Austin and I were running some numbers on the KSBD demo area DSF as part of a discussion of how instancing will someday allow X-Plane to render more objects. (Instancing is the ability to render multiple simple objects with a single instruction to the GPU…the requirement of one command to the GPU per object means that total object count is bottlenecked by the CPU->GPU connection.)

Here’s some numbers:

KSBD contains 868,220 mesh vertices – at 32 bytes per vertex, we have about 27 MB of geometry per DSF. In one view we picked, about 20% of those vertices were on screen. (But since there are six DSFs loaded, really only about 3% of a DSF mesh is seen at one time at lower altitudes.)
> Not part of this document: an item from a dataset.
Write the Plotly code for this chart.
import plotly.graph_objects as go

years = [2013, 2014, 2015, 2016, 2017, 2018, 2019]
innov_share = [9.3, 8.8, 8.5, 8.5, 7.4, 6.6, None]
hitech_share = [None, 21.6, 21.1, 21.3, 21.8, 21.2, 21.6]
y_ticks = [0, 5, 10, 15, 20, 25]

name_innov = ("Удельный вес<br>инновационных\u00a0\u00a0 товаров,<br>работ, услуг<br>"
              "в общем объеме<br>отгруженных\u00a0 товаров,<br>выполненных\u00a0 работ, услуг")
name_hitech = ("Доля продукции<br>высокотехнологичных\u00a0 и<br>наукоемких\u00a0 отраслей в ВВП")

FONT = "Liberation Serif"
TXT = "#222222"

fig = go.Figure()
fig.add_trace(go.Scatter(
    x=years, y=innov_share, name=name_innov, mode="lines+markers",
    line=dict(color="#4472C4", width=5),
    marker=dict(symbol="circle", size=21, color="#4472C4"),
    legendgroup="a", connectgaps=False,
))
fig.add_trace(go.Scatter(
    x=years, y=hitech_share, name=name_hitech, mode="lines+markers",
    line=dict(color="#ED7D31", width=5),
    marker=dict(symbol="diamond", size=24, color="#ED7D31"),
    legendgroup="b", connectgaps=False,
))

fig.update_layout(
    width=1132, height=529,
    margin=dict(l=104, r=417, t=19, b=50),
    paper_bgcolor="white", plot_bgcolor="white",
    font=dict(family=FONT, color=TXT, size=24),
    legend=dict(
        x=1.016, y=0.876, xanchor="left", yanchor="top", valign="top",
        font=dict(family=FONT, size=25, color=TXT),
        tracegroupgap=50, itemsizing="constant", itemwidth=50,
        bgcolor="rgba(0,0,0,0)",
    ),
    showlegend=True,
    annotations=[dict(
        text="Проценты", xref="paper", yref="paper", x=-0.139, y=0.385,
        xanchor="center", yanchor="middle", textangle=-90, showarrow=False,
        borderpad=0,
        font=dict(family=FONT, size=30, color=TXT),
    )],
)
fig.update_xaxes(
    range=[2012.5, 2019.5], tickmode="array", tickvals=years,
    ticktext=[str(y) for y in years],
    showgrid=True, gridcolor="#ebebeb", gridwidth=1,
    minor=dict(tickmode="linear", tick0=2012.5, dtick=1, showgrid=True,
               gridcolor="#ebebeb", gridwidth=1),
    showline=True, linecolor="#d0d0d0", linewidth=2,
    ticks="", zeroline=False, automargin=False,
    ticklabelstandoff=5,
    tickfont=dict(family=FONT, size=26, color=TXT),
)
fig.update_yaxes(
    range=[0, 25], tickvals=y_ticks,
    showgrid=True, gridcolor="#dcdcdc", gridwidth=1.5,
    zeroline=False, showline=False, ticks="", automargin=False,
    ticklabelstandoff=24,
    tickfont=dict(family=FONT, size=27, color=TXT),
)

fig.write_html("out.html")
KSBD contains 153,816 objects. Near the airport, we average about 238 vertices per object. (This is a GOOD number – less than 100 vertices would imply that we aren’t sending out enough vertices for each command to draw.) But this means that if we were to simply store all of the objects as one huge object, we would have 1.1 GB of object memory! This is why you can’t just make a single huge object for the world. 🙂

(X-Plane of course stores each OBJ file once, saving a lot of memory. But then we burn CPU power telling each OBJ to be drawn over and over in many places.)

It also explains why forests keep causing people to run out of memory. Consider that only about 3% of the mesh may be visible (when we’re at lower altitudes, where you can see the trees). This means that we need about 30x as much memory to storage geometry as the card can draw. With cards so fast, we easily run out of memory before we max the card out.

About Ben Supnik

Ben is a software engineer who works on X-Plane; he spends most of his days drinking coffee and swearing at the computer -- sometimes at the same time.

6 comments on “Why Objects Kill [Framerate]

  1. So, why don’t you then program a usable system? Other sims can also draw a lot of scenery and don’t run out of memory (eg MSFS).

  2. The system is already usable. All systems have trade-offs between memory and performance. We chose one particular trade-off…the only way that we can have our cake and eat it is with newer, more sophisticated hardware, like the 8800, which is where we will eventually end up.

  3. Thanks for these nice hints. Should I use triangles instead of rectacles when constructing objects with AC3D or better should i triangulate the rectacles to get better power. I will try to build groups with the same attributes.

  4. Hi Holger,

    It doesn’t matter – if you make a quad and save as an OBJ8, ac3d triangulates it. If you save a quad in OBJ7, x-plane triangulates it. So the end result is the same whether you triangulate or not.

  5. Thanks for your answer! Where can I find a tool to see the attributes of my with AC3D designed objects? I have the problem that I made a surface transparent (which is not showed in AC3D but in xplane). I’m trying to find a way to repeat now what I’ve done by luck.

  6. I don’t know of a tool that will do that, but just open the OBJ file in a text editor to see all attributes – the “end” of the OBJ with the attributes and TRIs command is relatively easy to read.